Several studies have focused on kin recognition in phytoseiid mites (Faraji et al. 2000; Schausberger and Croft 2001), but also in other animal taxa (Pfennig 1997; Bilde and Lubin 2001; Parsons et al. 2013; Bayoumy and Michaud 2015; Ringler et al. 2017). In the spider species Stegodyphus lineatus cannibalism was lower in groups where all the individuals were kin than in mixed groups of kin and non-kin (Bilde and Lubin 2001). Bayoumy and Michaud (2015) showed that females of the Coleoptera species Hippodamia convergens discriminate between filial and non-filial egg clusters and preferentially cannibalize the latter. Schausberger and Croft (2001) show that P. persimilis is able to discriminate between kin and non-kin larvae and preferred to cannibalize the latter. Even though our study was not focused on kin discrimination of P. persimilis, we explored whether the level of relatedness with the prey could have affected cannibalistic behavior. The lack of variation between the kin and non-kin treatment does not contradict earlier reports of kin discrimination in this species (Schausberger and Croft 2001; Schausberger 2004) because we did not offer the cannibals a choice between kin and non-kin victims.

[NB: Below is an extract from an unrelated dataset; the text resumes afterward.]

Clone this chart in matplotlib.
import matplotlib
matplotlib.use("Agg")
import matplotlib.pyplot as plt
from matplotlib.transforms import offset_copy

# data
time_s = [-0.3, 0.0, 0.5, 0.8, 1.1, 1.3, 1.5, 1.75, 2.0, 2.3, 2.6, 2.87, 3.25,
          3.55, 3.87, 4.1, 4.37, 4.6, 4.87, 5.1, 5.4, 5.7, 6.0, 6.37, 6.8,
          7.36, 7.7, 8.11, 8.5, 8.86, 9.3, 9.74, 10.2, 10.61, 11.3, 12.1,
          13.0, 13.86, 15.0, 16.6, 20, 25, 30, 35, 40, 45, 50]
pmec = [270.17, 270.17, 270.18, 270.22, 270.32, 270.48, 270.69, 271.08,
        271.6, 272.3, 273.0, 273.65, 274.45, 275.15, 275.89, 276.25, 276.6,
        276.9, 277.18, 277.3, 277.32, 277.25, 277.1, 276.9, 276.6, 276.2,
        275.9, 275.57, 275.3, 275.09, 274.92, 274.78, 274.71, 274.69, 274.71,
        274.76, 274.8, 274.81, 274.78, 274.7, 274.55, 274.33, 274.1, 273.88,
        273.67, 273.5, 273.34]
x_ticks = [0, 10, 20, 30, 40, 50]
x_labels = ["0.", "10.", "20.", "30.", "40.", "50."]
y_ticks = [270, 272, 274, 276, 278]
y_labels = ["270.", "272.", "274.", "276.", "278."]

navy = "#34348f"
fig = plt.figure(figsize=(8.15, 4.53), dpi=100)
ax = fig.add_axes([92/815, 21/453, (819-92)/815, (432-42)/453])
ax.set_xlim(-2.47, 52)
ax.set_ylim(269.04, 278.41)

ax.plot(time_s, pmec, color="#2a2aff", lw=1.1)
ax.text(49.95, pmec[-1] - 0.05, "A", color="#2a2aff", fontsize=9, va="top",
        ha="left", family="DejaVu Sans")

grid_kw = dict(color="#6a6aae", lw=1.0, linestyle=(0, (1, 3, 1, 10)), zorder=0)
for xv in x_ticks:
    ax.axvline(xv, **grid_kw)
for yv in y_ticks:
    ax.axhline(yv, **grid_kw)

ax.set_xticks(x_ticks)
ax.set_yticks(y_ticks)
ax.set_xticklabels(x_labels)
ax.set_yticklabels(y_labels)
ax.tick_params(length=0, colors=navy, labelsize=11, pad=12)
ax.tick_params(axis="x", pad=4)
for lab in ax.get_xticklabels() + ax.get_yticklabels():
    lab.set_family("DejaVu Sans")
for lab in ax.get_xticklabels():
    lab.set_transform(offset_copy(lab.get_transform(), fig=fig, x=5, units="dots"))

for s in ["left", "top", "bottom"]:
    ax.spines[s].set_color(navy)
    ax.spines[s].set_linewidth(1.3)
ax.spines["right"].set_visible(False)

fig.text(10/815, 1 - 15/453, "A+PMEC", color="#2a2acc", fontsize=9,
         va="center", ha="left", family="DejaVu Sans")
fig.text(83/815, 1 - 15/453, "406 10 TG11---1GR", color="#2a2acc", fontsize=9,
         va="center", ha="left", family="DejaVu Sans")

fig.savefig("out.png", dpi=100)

In natural settings, the predators can opt out of cannibalizing by dispersing away from the patch without prey and search for a new prey patch. For the two strains used here, we have information about their dispersal behavior (Pels and Sabelis 1999; Revynthi et al. submitted). In wind tunnel experiments, both strains showed a tendency to disperse only after heterospecific prey were depleted, showing the so-called ‘killer’ strategy of prey exploitation (van Baalen and Sabelis 1995). Theoretical work on the evolution of cannibalism and predator dispersal predicts that predators with the ‘killer’ strategy are selected for higher cannibalistic tendency (Pels 2001). Given the variation for this prey exploitation behavior (Pels and Sabelis 1999; Revynthi et al. submitted), we argue that there may also be variation in cannibalistic tendency among natural populations of P. persimilis. Future research should explore whether the two genders will show similar behavior as observed in this study when they have the option to disperse.